Desde a descoberta original desta correlação que têm aparecido novos dados de satélite que apontam para que haja um efeito dos raios cósmicos na formação de nuvens de baixa altitude. Svensmark e Friis-Christensen argumentaram que a variação na intensidade dos raios cósmicos poderia explicar uma parcela significativa do aumento da temperatura verificado nos últimos 100 anos.
Outros estudos, recorrendo à análise de isótopos aprisionados no gelo, permitem recuar na história da intensidade dos raios cósmicos e colocar hipóteses sobre a sua influência no clima. Simulações da posição da Terra na galáxia também permitem especular sobre a intensidade dos raios cósmicos nos últimos 500 milhões de anos. Nir Shaviv, um astrofísico do Instituto Racah de Jerusalém, defende que a variação da intensidade dos raios cósmicos pode mesmo justificar as quatro principais idades do gelo.

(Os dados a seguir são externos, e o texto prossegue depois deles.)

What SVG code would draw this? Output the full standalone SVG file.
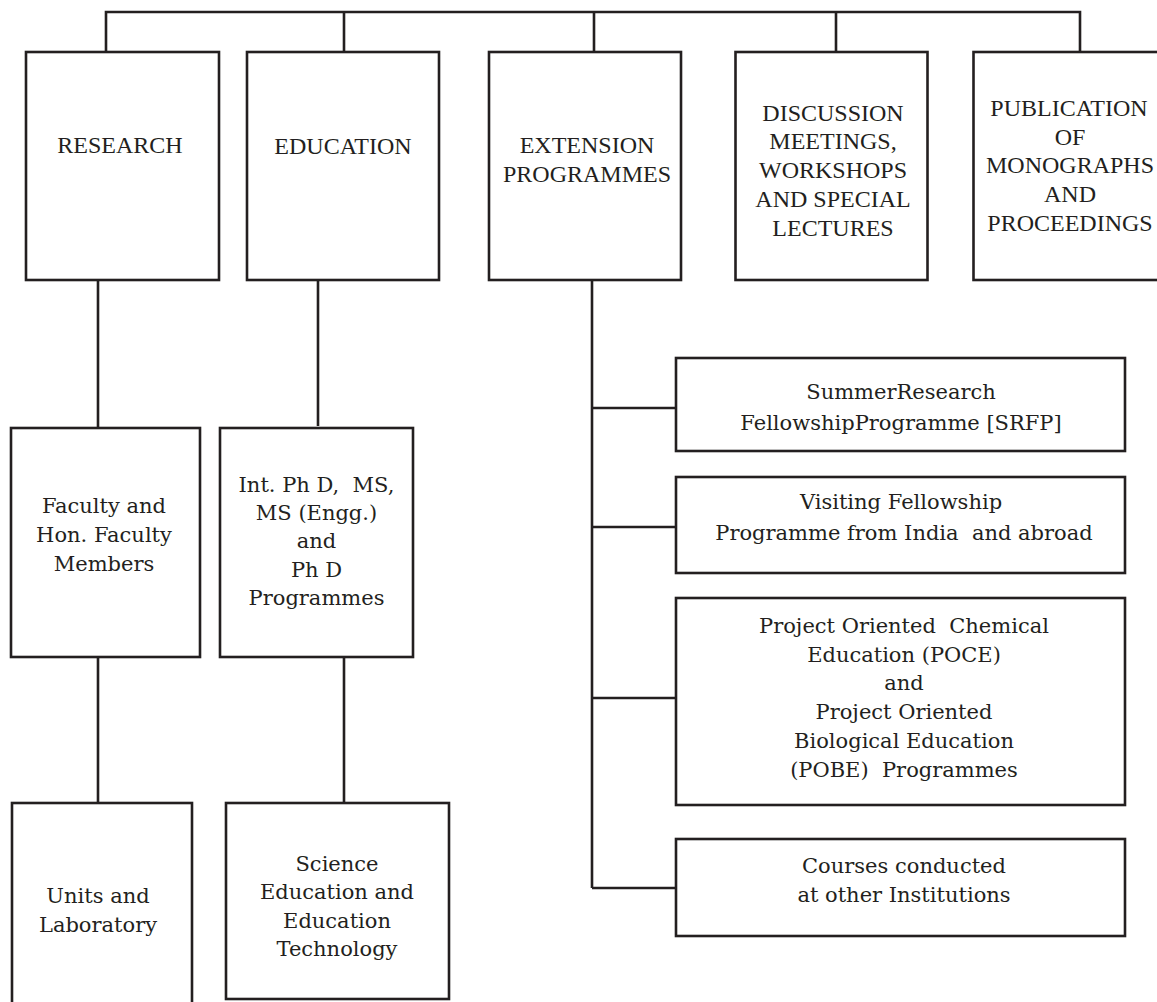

Manobra de diversão?Mas, para muitos, a atenção dispensada à hipótese dos raios cósmicos como causa dominante para o aquecimento global é apenas uma manobra de diversão engendrada por organizações ligadas a companhias petrolíferas. Paul Damon, da Universidade de Tucson (EUA) e Peter Laut, da Universidade Técnica da Dinamarca, publicaram um artigo em 2004 pondo em causa a análise de dados feita por Svensmark e Friis-Christensen. Damon e Laut apontaram várias falhas, incluindo erros aritméticos. Notaram ainda que os dados usados originalmente não representavam a totalidade da cobertura global de nuvens e que se fossem usados os dados correctos, a correlação não se verificava. Svensmark passou então a usar outra medida para a nebulosidade.
Mas o assunto está longe de estar encerrado. Recentemente, Svensmark publicou novos dados na revista científica Proceedings of the Royal Society A, relatando uma experiência em que foi feito incidir radiação ultravioleta numa câmara que simula a atmosfera. Foi detectada a formação de pequenos agregados de ácido sulfúrico e água, que podem servir como núcleos de nuvens.
É neste contexto que surge o Cloud, uma tentativa de perceber definitivamente a microfísica da relação entre os raios cósmicos e as gotículas de água, e quão significativa é esta interacção na atmosfera ou em certas partes da atmosfera.